— STATED EXERCISE —
Write out each line of the listing as it stands, without the images.

☆ ☆ ☆ ☆

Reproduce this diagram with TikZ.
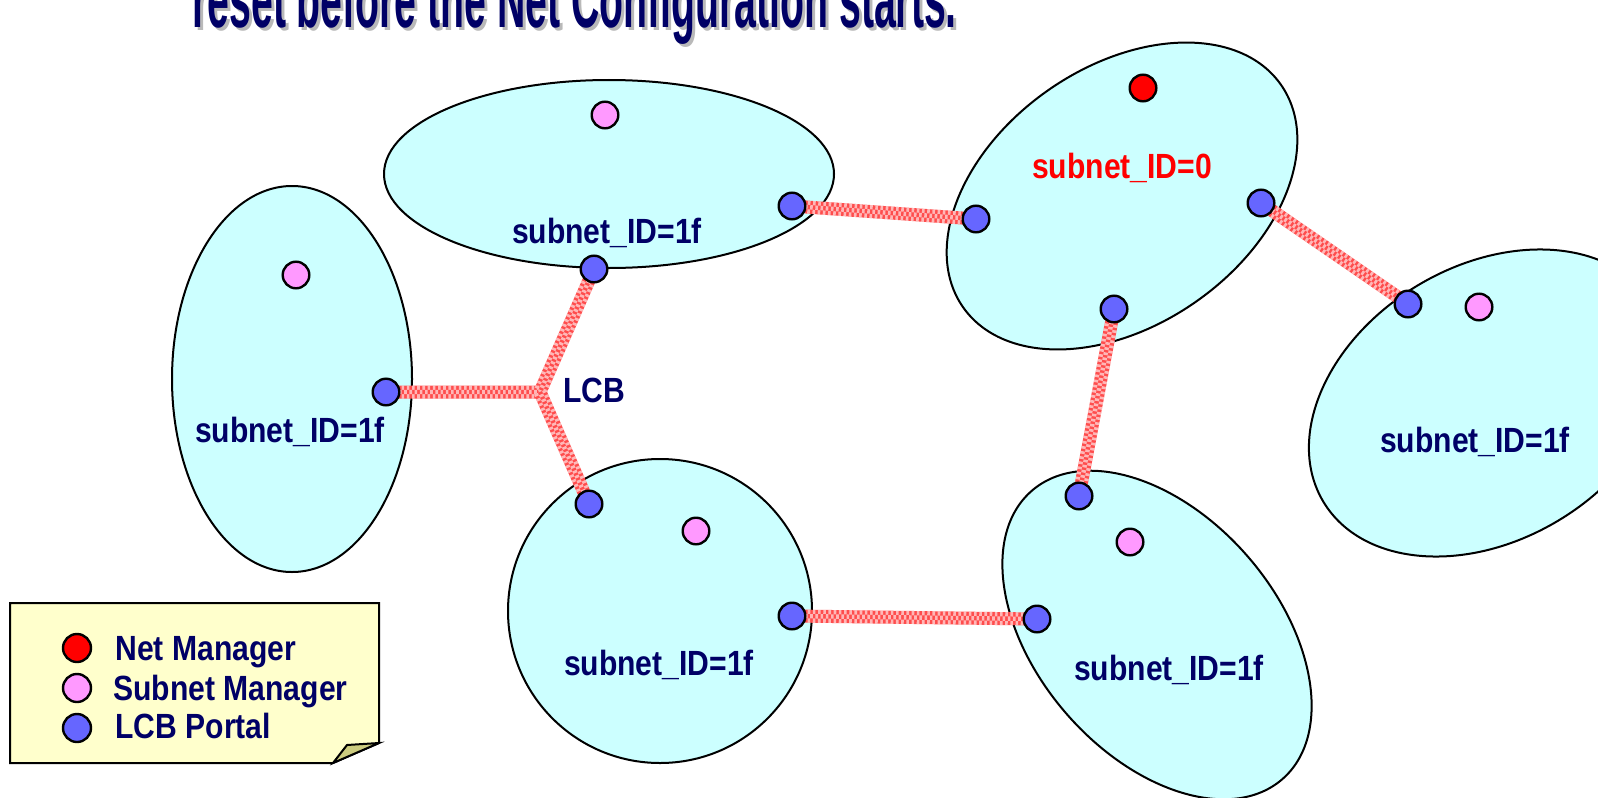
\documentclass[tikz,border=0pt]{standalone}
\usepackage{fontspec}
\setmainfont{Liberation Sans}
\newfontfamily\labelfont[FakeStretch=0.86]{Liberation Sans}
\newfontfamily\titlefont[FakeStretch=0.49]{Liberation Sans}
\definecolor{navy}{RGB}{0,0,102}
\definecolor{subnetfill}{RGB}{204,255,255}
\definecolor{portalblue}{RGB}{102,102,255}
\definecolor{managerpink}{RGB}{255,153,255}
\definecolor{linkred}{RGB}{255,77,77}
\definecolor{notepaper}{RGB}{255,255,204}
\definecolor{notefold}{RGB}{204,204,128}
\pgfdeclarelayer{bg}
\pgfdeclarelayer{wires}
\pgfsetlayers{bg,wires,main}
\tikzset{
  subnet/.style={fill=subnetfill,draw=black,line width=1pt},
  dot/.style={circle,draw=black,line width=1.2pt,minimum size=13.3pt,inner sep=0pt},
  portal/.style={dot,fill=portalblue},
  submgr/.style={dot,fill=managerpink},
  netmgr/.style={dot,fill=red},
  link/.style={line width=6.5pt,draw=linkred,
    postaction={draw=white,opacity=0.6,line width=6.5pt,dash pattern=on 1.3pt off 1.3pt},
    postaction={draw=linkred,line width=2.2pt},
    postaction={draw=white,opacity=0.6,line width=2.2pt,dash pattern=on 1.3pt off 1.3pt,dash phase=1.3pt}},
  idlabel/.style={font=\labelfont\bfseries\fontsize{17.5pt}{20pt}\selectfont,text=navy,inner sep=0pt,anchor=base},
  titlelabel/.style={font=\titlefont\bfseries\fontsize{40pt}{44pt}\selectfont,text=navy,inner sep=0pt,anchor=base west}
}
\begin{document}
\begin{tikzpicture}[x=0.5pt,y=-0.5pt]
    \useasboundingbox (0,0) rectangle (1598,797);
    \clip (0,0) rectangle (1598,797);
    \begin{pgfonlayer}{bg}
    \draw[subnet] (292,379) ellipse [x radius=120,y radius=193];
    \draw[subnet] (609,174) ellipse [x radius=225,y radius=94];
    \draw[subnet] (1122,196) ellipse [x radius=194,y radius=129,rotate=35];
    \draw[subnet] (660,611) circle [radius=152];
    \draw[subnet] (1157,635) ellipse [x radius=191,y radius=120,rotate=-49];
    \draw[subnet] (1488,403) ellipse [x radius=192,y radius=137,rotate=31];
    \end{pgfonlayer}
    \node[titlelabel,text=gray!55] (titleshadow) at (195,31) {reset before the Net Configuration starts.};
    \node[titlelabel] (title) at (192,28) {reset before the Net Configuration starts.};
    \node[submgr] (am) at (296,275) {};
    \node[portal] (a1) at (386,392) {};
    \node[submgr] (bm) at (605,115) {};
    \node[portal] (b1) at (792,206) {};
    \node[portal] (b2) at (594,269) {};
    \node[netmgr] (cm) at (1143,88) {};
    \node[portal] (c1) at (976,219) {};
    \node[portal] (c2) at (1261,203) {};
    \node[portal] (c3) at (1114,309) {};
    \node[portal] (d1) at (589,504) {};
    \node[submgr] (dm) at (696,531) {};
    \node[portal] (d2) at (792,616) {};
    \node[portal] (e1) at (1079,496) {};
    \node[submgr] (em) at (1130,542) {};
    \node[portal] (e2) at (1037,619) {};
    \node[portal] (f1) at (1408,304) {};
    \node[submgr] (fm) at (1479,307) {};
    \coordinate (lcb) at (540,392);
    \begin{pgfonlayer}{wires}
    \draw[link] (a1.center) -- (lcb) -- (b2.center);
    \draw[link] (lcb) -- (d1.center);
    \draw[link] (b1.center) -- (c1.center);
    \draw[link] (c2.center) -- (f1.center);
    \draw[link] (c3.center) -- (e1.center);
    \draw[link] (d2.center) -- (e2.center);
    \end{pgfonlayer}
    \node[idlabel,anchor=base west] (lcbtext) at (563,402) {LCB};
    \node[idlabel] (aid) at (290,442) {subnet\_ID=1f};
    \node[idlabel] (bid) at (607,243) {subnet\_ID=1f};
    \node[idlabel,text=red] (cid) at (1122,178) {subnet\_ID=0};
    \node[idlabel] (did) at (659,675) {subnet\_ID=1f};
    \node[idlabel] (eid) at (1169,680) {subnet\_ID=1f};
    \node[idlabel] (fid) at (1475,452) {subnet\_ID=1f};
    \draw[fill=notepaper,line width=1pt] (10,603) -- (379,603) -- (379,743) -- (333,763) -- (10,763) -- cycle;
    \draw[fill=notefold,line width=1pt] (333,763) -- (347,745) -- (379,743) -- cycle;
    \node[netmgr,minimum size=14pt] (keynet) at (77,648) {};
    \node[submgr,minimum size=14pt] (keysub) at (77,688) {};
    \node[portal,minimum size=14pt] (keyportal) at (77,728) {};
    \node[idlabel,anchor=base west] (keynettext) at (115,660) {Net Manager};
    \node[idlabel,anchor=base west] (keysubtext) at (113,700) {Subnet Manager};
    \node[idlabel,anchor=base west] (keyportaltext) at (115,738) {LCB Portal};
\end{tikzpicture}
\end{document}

☆ ☆ ☆ ☆

— WORKED SOLUTION —
Reproduce this diagram with TikZ.
\documentclass[tikz,border=0pt]{standalone}
\usepackage{fontspec}
\setmainfont{Liberation Sans}
\newfontfamily\labelfont[FakeStretch=0.86]{Liberation Sans}
\newfontfamily\titlefont[FakeStretch=0.49]{Liberation Sans}
\definecolor{navy}{RGB}{0,0,102}
\definecolor{subnetfill}{RGB}{204,255,255}
\definecolor{portalblue}{RGB}{102,102,255}
\definecolor{managerpink}{RGB}{255,153,255}
\definecolor{linkred}{RGB}{255,77,77}
\definecolor{notepaper}{RGB}{255,255,204}
\definecolor{notefold}{RGB}{204,204,128}
\pgfdeclarelayer{bg}
\pgfdeclarelayer{wires}
\pgfsetlayers{bg,wires,main}
\tikzset{
  subnet/.style={fill=subnetfill,draw=black,line width=1pt},
  dot/.style={circle,draw=black,line width=1.2pt,minimum size=13.3pt,inner sep=0pt},
  portal/.style={dot,fill=portalblue},
  submgr/.style={dot,fill=managerpink},
  netmgr/.style={dot,fill=red},
  link/.style={line width=6.5pt,draw=linkred,
    postaction={draw=white,opacity=0.6,line width=6.5pt,dash pattern=on 1.3pt off 1.3pt},
    postaction={draw=linkred,line width=2.2pt},
    postaction={draw=white,opacity=0.6,line width=2.2pt,dash pattern=on 1.3pt off 1.3pt,dash phase=1.3pt}},
  idlabel/.style={font=\labelfont\bfseries\fontsize{17.5pt}{20pt}\selectfont,text=navy,inner sep=0pt,anchor=base},
  titlelabel/.style={font=\titlefont\bfseries\fontsize{40pt}{44pt}\selectfont,text=navy,inner sep=0pt,anchor=base west}
}
\begin{document}
\begin{tikzpicture}[x=0.5pt,y=-0.5pt]
    \useasboundingbox (0,0) rectangle (1598,797);
    \clip (0,0) rectangle (1598,797);
    \begin{pgfonlayer}{bg}
    \draw[subnet] (292,379) ellipse [x radius=120,y radius=193];
    \draw[subnet] (609,174) ellipse [x radius=225,y radius=94];
    \draw[subnet] (1122,196) ellipse [x radius=194,y radius=129,rotate=35];
    \draw[subnet] (660,611) circle [radius=152];
    \draw[subnet] (1157,635) ellipse [x radius=191,y radius=120,rotate=-49];
    \draw[subnet] (1488,403) ellipse [x radius=192,y radius=137,rotate=31];
    \end{pgfonlayer}
    \node[titlelabel,text=gray!55] (titleshadow) at (195,31) {reset before the Net Configuration starts.};
    \node[titlelabel] (title) at (192,28) {reset before the Net Configuration starts.};
    \node[submgr] (am) at (296,275) {};
    \node[portal] (a1) at (386,392) {};
    \node[submgr] (bm) at (605,115) {};
    \node[portal] (b1) at (792,206) {};
    \node[portal] (b2) at (594,269) {};
    \node[netmgr] (cm) at (1143,88) {};
    \node[portal] (c1) at (976,219) {};
    \node[portal] (c2) at (1261,203) {};
    \node[portal] (c3) at (1114,309) {};
    \node[portal] (d1) at (589,504) {};
    \node[submgr] (dm) at (696,531) {};
    \node[portal] (d2) at (792,616) {};
    \node[portal] (e1) at (1079,496) {};
    \node[submgr] (em) at (1130,542) {};
    \node[portal] (e2) at (1037,619) {};
    \node[portal] (f1) at (1408,304) {};
    \node[submgr] (fm) at (1479,307) {};
    \coordinate (lcb) at (540,392);
    \begin{pgfonlayer}{wires}
    \draw[link] (a1.center) -- (lcb) -- (b2.center);
    \draw[link] (lcb) -- (d1.center);
    \draw[link] (b1.center) -- (c1.center);
    \draw[link] (c2.center) -- (f1.center);
    \draw[link] (c3.center) -- (e1.center);
    \draw[link] (d2.center) -- (e2.center);
    \end{pgfonlayer}
    \node[idlabel,anchor=base west] (lcbtext) at (563,402) {LCB};
    \node[idlabel] (aid) at (290,442) {subnet\_ID=1f};
    \node[idlabel] (bid) at (607,243) {subnet\_ID=1f};
    \node[idlabel,text=red] (cid) at (1122,178) {subnet\_ID=0};
    \node[idlabel] (did) at (659,675) {subnet\_ID=1f};
    \node[idlabel] (eid) at (1169,680) {subnet\_ID=1f};
    \node[idlabel] (fid) at (1475,452) {subnet\_ID=1f};
    \draw[fill=notepaper,line width=1pt] (10,603) -- (379,603) -- (379,743) -- (333,763) -- (10,763) -- cycle;
    \draw[fill=notefold,line width=1pt] (333,763) -- (347,745) -- (379,743) -- cycle;
    \node[netmgr,minimum size=14pt] (keynet) at (77,648) {};
    \node[submgr,minimum size=14pt] (keysub) at (77,688) {};
    \node[portal,minimum size=14pt] (keyportal) at (77,728) {};
    \node[idlabel,anchor=base west] (keynettext) at (115,660) {Net Manager};
    \node[idlabel,anchor=base west] (keysubtext) at (113,700) {Subnet Manager};
    \node[idlabel,anchor=base west] (keyportaltext) at (115,738) {LCB Portal};
\end{tikzpicture}
\end{document}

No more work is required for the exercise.